The new infections were recorded in 52 districts across eight regions.
Also, the number of recoveries and discharges has jumped to 18,622.
There are currently 4,717 active cases.
All the confirmed cases were from 222,910 tests conducted.
So far, 9,403 were confirmed from routine surveillance with 14,060 from contact-tracing.
Meanwhile, COVID-19 infections in Africa today surpassed 500, 000, and there are concerns as a growing number of countries are experiencing a sharp rise in cases, the World Health Organization (WHO), has said.
It noted that, so far, in less than five months, the virus has claimed 11, 959 lives on the continent, overtaking the 11, 308 lives lost in the world’s worst Ebola outbreak in West Africa between 2014 and 2016. Cases have more than doubled in 22 countries in the region over the past month.
Nearly two-thirds of countries are experiencing community transmission.
Algeria, Egypt, Ghana, Nigeria and South Africa account for about 71% of COVID-19 cases.
South Africa alone accounts for 43% of the continent’s total cases. However, the accelerating growth trend is not uniform across the continent, with some countries recording a steady rise in cases, indicating a protracted pandemic.
Eritrea, The Gambia, Mali, Seychelles and Togo are witnessing long doubling times and low growth rates.
Seychelles had not experienced a case in nearly two months, but in the past week, had dozens of new imported cases, linked to crew members of an international fishing vessel.
There are also some signs of progress as 10 countries have experienced a downward trend over the past month. Although Egypt accounts for 15 per cent of cumulative cases, it has seen a decline in the past week.
“With more than a third of countries in Africa doubling their cases over the past month, the threat of COVID-19 overwhelming fragile health systems on the continent is escalating,” said Dr Matshidiso Moeti, World Health Organization (WHO) Director for Africa.

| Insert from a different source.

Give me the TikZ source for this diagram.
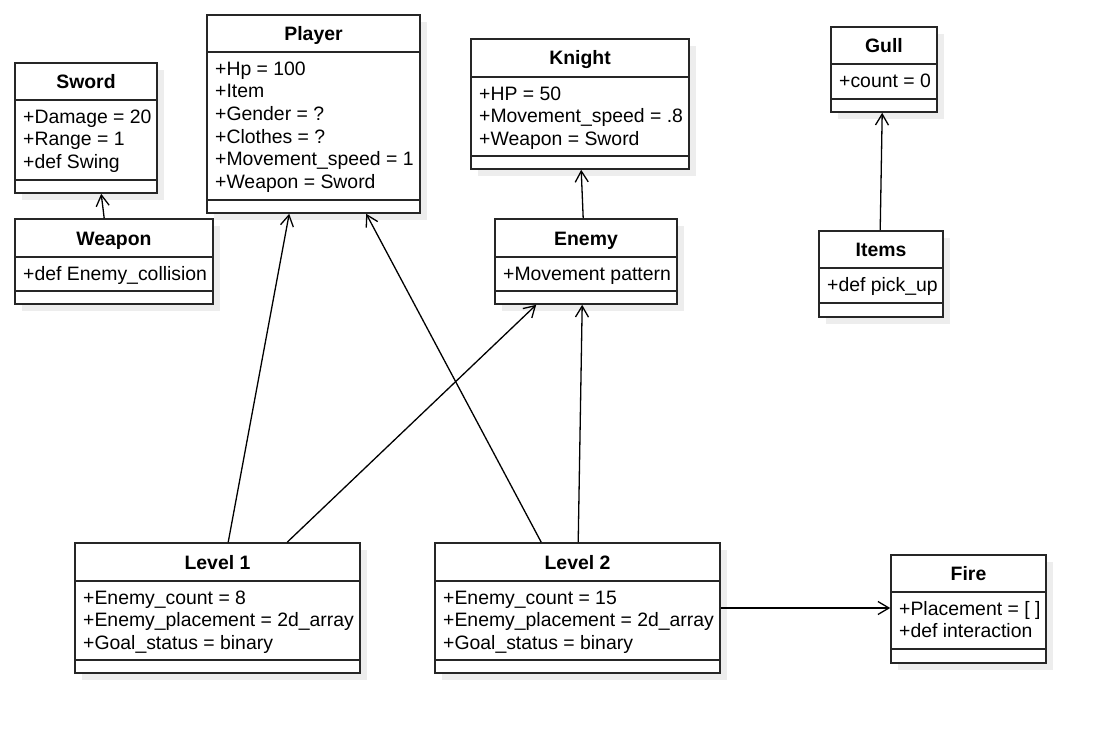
\documentclass[tikz,border=0pt]{standalone}
\usepackage{fontspec}
\setmainfont{Liberation Sans}
\usetikzlibrary{arrows.meta,fit,shadows}
\tikzset{
  classbox/.style={draw=black!85, line width=1.6pt, fill=white, inner sep=0pt,
    general shadow={fill=black!7, shadow xshift=7pt, shadow yshift=-7pt}},
  sepline/.style={draw=black!85, line width=1.6pt},
  classtitle/.style={font=\fontsize{19.4}{22.6}\selectfont\bfseries, anchor=base, inner sep=0pt},
  classattr/.style={font=\fontsize{19.4}{22.6}\selectfont, anchor=north west, align=left, inner sep=0pt},
  assoc/.style={draw=black, line width=1.3pt, -{Straight Barb[length=11pt,width=13pt,line width=1.3pt]}},
}
\newcommand\umlclass[9]{%
  \coordinate (#1-nw) at (#2,#3);
  \coordinate (#1-se) at (#4,#5);
  \node[classbox, fit=(#1-nw)(#1-se)] (#1) {};
  \draw[sepline] (#2,#6) -- (#4,#6);
  \draw[sepline] (#2,#7) -- (#4,#7);
  \node[classtitle] (#1-title) at ({(#2+#4)/2},{(#3+#6)/2+7}) {#8};
  \node[classattr] (#1-attr) at (#2+8,#6+23-15.82) {\strut #9};
}
\begin{document}
\begin{tikzpicture}[x=1pt,y=-1pt]
\useasboundingbox (0,0) rectangle (1105,733);
\fill[white] (0,0) rectangle (1105,733);

\umlclass{sword}{15}{63}{157}{193}{100}{180}{Sword}{+Damage = 20\\+Range = 1\\+def Swing}
\umlclass{weapon}{15}{219}{213}{304}{257}{291}{Weapon}{+def Enemy\_collision}
\umlclass{player}{207}{15}{420}{213}{52}{200}{Player}{+Hp = 100\\+Item\\+Gender = ?\\+Clothes = ?\\+Movement\_speed = 1\\+Weapon = Sword}
\umlclass{knight}{471}{39}{689}{169}{77}{156}{Knight}{+HP = 50\\+Movement\_speed = .8\\+Weapon = Sword}
\umlclass{enemy}{495}{219}{677}{304}{257}{291}{Enemy}{+Movement pattern}
\umlclass{gull}{831}{27}{937}{112}{64}{99}{Gull}{+count = 0}
\umlclass{items}{819}{231}{943}{317}{268}{303}{Items}{+def pick\_up}
\umlclass{level1}{75}{543}{360}{673}{581}{660}{Level 1}{+Enemy\_count = 8\\+Enemy\_placement = 2d\_array\\+Goal\_status = binary}
\umlclass{level2}{435}{543}{720}{673}{581}{660}{Level 2}{+Enemy\_count = 15\\+Enemy\_placement = 2d\_array\\+Goal\_status = binary}
\umlclass{fire}{891}{555}{1046}{663}{592}{649}{Fire}{+Placement = [ ]\\+def interaction}

\draw[assoc] ([xshift=90pt]weapon.north west) -- ([xshift=87pt]sword.south west);
\draw[assoc] ([xshift=154pt]level1.north west) -- ([xshift=83pt]player.south west);
\draw[assoc] ([xshift=213pt]level1.north west) -- ([xshift=42pt]enemy.south west);
\draw[assoc] ([xshift=107pt]level2.north west) -- ([xshift=160pt]player.south west);
\draw[assoc] ([xshift=144pt]level2.north west) -- ([xshift=88pt]enemy.south west);
\draw[assoc] ([xshift=89pt]enemy.north west) -- ([xshift=111pt]knight.south west);
\draw[assoc] ([xshift=62pt]items.north west) -- ([xshift=52pt]gull.south west);
\draw[assoc] (level2.east) -- (level2.east -| fire.west);
\end{tikzpicture}
\end{document}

“So far, the continent has avoided disaster and if countries continue to strengthen key public health measures such as testing, tracing contacts and isolating cases, we can slow down the spread of the virus to a manageable level.”
Eighty-eight per cent of COVID-19 infections are among people aged 60 and below, likely due to Africa’s relatively young population. However, the likelihood of dying from COVID-19 rises with increasing age and the existence of co-morbidities, with the risk of death among patients aged 60 years and above being 10 times higher compared with those below 60.
“Communities across the continent have a crucial role to play in controlling the pandemic, especially as countries begin easing lockdowns and opening up their borders,” said Dr Ahmed Al-Mandhari, WHO Director for the Eastern Mediterranean.
“As governments continue to implement public health measures, individuals must remain as cautious and vigilant as ever to protect themselves, their families, and their communities. Hand washing, mask use, physical distancing and other preventative measures are key to controlling transmission, saving lives, and ensuring that already overwhelmed health systems are not stretched to breaking point.”
As COVID-19 continues to spread, thousands of health workers have also fallen ill. Equipping and protecting health workers is one of the central pillars of the COVID-19 response.
WHO is working to support countries respond to COVID-19 by providing technical guidance, crucial medical equipment and has remotely trained more than 25 000 health workers. WHO has also organised more than 420 shipments of key equipment, including more than 3000 oxygen concentrators, 23 000 GeneXpert diagnostic testing machines and almost 4 million pieces of personal protective equipment for health care workers.